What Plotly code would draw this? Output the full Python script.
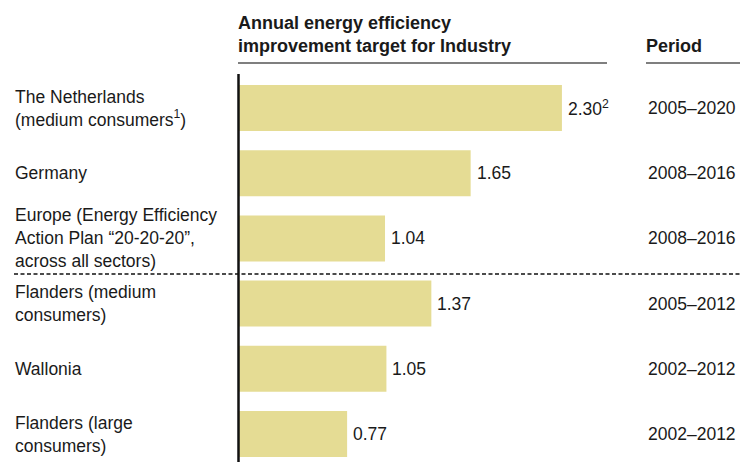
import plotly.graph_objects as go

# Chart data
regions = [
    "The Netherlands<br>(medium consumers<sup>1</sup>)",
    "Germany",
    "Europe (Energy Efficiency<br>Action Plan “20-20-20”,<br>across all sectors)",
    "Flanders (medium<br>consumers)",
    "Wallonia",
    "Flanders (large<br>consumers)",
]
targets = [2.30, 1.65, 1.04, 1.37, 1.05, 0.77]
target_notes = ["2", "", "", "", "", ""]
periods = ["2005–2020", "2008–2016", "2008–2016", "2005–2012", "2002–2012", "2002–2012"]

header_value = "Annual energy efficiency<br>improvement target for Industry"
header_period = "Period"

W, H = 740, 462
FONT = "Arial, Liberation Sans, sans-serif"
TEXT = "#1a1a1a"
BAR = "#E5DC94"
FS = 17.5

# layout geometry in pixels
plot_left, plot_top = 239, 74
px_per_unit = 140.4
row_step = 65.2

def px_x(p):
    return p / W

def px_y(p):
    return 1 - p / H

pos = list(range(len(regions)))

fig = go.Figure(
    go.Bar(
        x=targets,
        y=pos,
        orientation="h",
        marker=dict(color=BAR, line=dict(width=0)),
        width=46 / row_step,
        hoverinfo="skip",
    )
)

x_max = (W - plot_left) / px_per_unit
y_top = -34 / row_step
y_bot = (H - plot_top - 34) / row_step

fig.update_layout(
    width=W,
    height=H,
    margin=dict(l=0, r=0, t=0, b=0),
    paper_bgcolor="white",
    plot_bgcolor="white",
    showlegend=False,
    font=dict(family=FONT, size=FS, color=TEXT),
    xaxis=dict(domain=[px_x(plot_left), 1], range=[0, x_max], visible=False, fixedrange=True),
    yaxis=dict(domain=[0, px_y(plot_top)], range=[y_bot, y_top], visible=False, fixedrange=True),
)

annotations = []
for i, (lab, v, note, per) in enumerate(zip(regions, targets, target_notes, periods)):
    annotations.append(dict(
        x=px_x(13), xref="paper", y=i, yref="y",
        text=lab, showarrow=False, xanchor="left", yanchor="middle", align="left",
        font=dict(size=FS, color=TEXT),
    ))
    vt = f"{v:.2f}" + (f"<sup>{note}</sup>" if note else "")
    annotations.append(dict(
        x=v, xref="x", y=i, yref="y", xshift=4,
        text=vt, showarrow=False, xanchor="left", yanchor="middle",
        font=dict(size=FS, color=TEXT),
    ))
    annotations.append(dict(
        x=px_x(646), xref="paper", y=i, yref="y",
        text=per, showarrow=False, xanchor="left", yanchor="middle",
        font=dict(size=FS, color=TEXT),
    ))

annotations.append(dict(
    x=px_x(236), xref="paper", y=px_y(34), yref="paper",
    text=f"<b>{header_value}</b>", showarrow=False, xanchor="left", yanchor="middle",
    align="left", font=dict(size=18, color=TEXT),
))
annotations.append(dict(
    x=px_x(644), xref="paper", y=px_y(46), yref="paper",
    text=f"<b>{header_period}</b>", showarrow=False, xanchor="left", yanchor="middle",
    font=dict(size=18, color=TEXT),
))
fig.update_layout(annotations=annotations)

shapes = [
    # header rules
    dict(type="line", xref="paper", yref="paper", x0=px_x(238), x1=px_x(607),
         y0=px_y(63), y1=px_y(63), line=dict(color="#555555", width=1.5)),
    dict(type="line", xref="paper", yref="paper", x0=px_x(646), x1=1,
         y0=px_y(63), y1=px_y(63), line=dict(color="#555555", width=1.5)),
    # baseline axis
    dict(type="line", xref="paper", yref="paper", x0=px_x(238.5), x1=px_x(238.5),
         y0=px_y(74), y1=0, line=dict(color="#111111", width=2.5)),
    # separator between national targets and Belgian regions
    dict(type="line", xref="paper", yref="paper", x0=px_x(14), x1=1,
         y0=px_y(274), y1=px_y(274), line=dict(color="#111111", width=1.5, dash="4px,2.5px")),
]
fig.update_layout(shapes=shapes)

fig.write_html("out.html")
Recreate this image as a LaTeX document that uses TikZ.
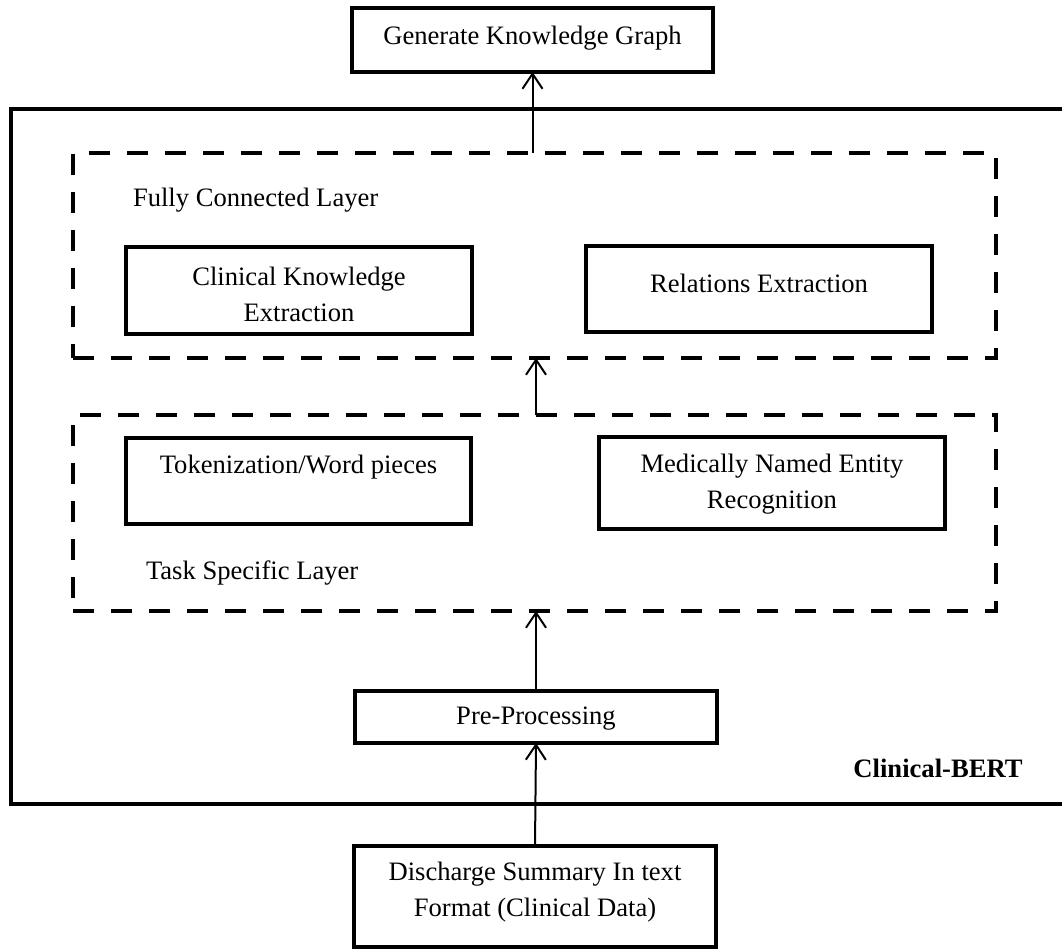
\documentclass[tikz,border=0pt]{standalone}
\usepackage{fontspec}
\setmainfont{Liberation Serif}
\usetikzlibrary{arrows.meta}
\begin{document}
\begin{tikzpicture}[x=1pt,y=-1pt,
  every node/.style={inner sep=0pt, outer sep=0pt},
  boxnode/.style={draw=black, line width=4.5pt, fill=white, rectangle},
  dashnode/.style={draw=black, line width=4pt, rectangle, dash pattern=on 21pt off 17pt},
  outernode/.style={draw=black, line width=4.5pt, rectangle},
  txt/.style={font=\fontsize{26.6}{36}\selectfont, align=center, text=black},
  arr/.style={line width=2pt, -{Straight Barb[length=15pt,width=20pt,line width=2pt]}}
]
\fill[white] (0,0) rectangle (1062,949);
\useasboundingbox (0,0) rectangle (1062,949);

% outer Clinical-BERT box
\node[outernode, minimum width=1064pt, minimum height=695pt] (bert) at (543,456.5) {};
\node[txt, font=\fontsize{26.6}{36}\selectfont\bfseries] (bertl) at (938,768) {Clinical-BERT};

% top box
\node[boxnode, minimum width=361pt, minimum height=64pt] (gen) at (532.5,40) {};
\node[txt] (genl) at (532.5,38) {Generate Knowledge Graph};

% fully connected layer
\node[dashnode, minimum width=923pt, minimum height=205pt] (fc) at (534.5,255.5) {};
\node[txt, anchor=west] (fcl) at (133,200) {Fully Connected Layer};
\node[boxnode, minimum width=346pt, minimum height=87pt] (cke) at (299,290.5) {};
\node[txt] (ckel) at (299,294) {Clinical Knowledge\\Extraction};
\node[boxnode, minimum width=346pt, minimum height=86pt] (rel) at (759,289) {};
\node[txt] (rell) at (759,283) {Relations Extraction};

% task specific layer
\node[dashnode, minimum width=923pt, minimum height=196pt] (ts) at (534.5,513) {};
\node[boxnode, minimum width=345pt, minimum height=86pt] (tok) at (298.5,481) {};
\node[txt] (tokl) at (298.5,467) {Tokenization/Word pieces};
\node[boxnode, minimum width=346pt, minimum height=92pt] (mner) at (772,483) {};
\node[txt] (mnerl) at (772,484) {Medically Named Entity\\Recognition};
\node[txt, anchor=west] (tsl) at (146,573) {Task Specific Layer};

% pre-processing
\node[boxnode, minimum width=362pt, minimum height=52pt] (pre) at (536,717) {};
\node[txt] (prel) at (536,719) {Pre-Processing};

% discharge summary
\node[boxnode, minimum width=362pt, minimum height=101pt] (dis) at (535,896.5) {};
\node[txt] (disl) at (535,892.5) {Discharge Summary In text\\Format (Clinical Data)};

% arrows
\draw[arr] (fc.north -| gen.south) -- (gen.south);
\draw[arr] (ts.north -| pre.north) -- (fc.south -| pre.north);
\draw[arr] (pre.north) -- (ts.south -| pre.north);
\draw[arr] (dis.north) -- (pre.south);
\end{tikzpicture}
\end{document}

++++++++++

■ **EXERCISE DETAILS**:
All preceding records should be duplicated verbatim, images excepted.

■ **RESULT OF THIS TASK**:
What Plotly code would draw this? Output the full Python script.
import plotly.graph_objects as go

# Chart data
regions = [
    "The Netherlands<br>(medium consumers<sup>1</sup>)",
    "Germany",
    "Europe (Energy Efficiency<br>Action Plan “20-20-20”,<br>across all sectors)",
    "Flanders (medium<br>consumers)",
    "Wallonia",
    "Flanders (large<br>consumers)",
]
targets = [2.30, 1.65, 1.04, 1.37, 1.05, 0.77]
target_notes = ["2", "", "", "", "", ""]
periods = ["2005–2020", "2008–2016", "2008–2016", "2005–2012", "2002–2012", "2002–2012"]

header_value = "Annual energy efficiency<br>improvement target for Industry"
header_period = "Period"

W, H = 740, 462
FONT = "Arial, Liberation Sans, sans-serif"
TEXT = "#1a1a1a"
BAR = "#E5DC94"
FS = 17.5

# layout geometry in pixels
plot_left, plot_top = 239, 74
px_per_unit = 140.4
row_step = 65.2

def px_x(p):
    return p / W

def px_y(p):
    return 1 - p / H

pos = list(range(len(regions)))

fig = go.Figure(
    go.Bar(
        x=targets,
        y=pos,
        orientation="h",
        marker=dict(color=BAR, line=dict(width=0)),
        width=46 / row_step,
        hoverinfo="skip",
    )
)

x_max = (W - plot_left) / px_per_unit
y_top = -34 / row_step
y_bot = (H - plot_top - 34) / row_step

fig.update_layout(
    width=W,
    height=H,
    margin=dict(l=0, r=0, t=0, b=0),
    paper_bgcolor="white",
    plot_bgcolor="white",
    showlegend=False,
    font=dict(family=FONT, size=FS, color=TEXT),
    xaxis=dict(domain=[px_x(plot_left), 1], range=[0, x_max], visible=False, fixedrange=True),
    yaxis=dict(domain=[0, px_y(plot_top)], range=[y_bot, y_top], visible=False, fixedrange=True),
)

annotations = []
for i, (lab, v, note, per) in enumerate(zip(regions, targets, target_notes, periods)):
    annotations.append(dict(
        x=px_x(13), xref="paper", y=i, yref="y",
        text=lab, showarrow=False, xanchor="left", yanchor="middle", align="left",
        font=dict(size=FS, color=TEXT),
    ))
    vt = f"{v:.2f}" + (f"<sup>{note}</sup>" if note else "")
    annotations.append(dict(
        x=v, xref="x", y=i, yref="y", xshift=4,
        text=vt, showarrow=False, xanchor="left", yanchor="middle",
        font=dict(size=FS, color=TEXT),
    ))
    annotations.append(dict(
        x=px_x(646), xref="paper", y=i, yref="y",
        text=per, showarrow=False, xanchor="left", yanchor="middle",
        font=dict(size=FS, color=TEXT),
    ))

annotations.append(dict(
    x=px_x(236), xref="paper", y=px_y(34), yref="paper",
    text=f"<b>{header_value}</b>", showarrow=False, xanchor="left", yanchor="middle",
    align="left", font=dict(size=18, color=TEXT),
))
annotations.append(dict(
    x=px_x(644), xref="paper", y=px_y(46), yref="paper",
    text=f"<b>{header_period}</b>", showarrow=False, xanchor="left", yanchor="middle",
    font=dict(size=18, color=TEXT),
))
fig.update_layout(annotations=annotations)

shapes = [
    # header rules
    dict(type="line", xref="paper", yref="paper", x0=px_x(238), x1=px_x(607),
         y0=px_y(63), y1=px_y(63), line=dict(color="#555555", width=1.5)),
    dict(type="line", xref="paper", yref="paper", x0=px_x(646), x1=1,
         y0=px_y(63), y1=px_y(63), line=dict(color="#555555", width=1.5)),
    # baseline axis
    dict(type="line", xref="paper", yref="paper", x0=px_x(238.5), x1=px_x(238.5),
         y0=px_y(74), y1=0, line=dict(color="#111111", width=2.5)),
    # separator between national targets and Belgian regions
    dict(type="line", xref="paper", yref="paper", x0=px_x(14), x1=1,
         y0=px_y(274), y1=px_y(274), line=dict(color="#111111", width=1.5, dash="4px,2.5px")),
]
fig.update_layout(shapes=shapes)

fig.write_html("out.html")
Recreate this image as a LaTeX document that uses TikZ.
\documentclass[tikz,border=0pt]{standalone}
\usepackage{fontspec}
\setmainfont{Liberation Serif}
\usetikzlibrary{arrows.meta}
\begin{document}
\begin{tikzpicture}[x=1pt,y=-1pt,
  every node/.style={inner sep=0pt, outer sep=0pt},
  boxnode/.style={draw=black, line width=4.5pt, fill=white, rectangle},
  dashnode/.style={draw=black, line width=4pt, rectangle, dash pattern=on 21pt off 17pt},
  outernode/.style={draw=black, line width=4.5pt, rectangle},
  txt/.style={font=\fontsize{26.6}{36}\selectfont, align=center, text=black},
  arr/.style={line width=2pt, -{Straight Barb[length=15pt,width=20pt,line width=2pt]}}
]
\fill[white] (0,0) rectangle (1062,949);
\useasboundingbox (0,0) rectangle (1062,949);

% outer Clinical-BERT box
\node[outernode, minimum width=1064pt, minimum height=695pt] (bert) at (543,456.5) {};
\node[txt, font=\fontsize{26.6}{36}\selectfont\bfseries] (bertl) at (938,768) {Clinical-BERT};

% top box
\node[boxnode, minimum width=361pt, minimum height=64pt] (gen) at (532.5,40) {};
\node[txt] (genl) at (532.5,38) {Generate Knowledge Graph};

% fully connected layer
\node[dashnode, minimum width=923pt, minimum height=205pt] (fc) at (534.5,255.5) {};
\node[txt, anchor=west] (fcl) at (133,200) {Fully Connected Layer};
\node[boxnode, minimum width=346pt, minimum height=87pt] (cke) at (299,290.5) {};
\node[txt] (ckel) at (299,294) {Clinical Knowledge\\Extraction};
\node[boxnode, minimum width=346pt, minimum height=86pt] (rel) at (759,289) {};
\node[txt] (rell) at (759,283) {Relations Extraction};

% task specific layer
\node[dashnode, minimum width=923pt, minimum height=196pt] (ts) at (534.5,513) {};
\node[boxnode, minimum width=345pt, minimum height=86pt] (tok) at (298.5,481) {};
\node[txt] (tokl) at (298.5,467) {Tokenization/Word pieces};
\node[boxnode, minimum width=346pt, minimum height=92pt] (mner) at (772,483) {};
\node[txt] (mnerl) at (772,484) {Medically Named Entity\\Recognition};
\node[txt, anchor=west] (tsl) at (146,573) {Task Specific Layer};

% pre-processing
\node[boxnode, minimum width=362pt, minimum height=52pt] (pre) at (536,717) {};
\node[txt] (prel) at (536,719) {Pre-Processing};

% discharge summary
\node[boxnode, minimum width=362pt, minimum height=101pt] (dis) at (535,896.5) {};
\node[txt] (disl) at (535,892.5) {Discharge Summary In text\\Format (Clinical Data)};

% arrows
\draw[arr] (fc.north -| gen.south) -- (gen.south);
\draw[arr] (ts.north -| pre.north) -- (fc.south -| pre.north);
\draw[arr] (pre.north) -- (ts.south -| pre.north);
\draw[arr] (dis.north) -- (pre.south);
\end{tikzpicture}
\end{document}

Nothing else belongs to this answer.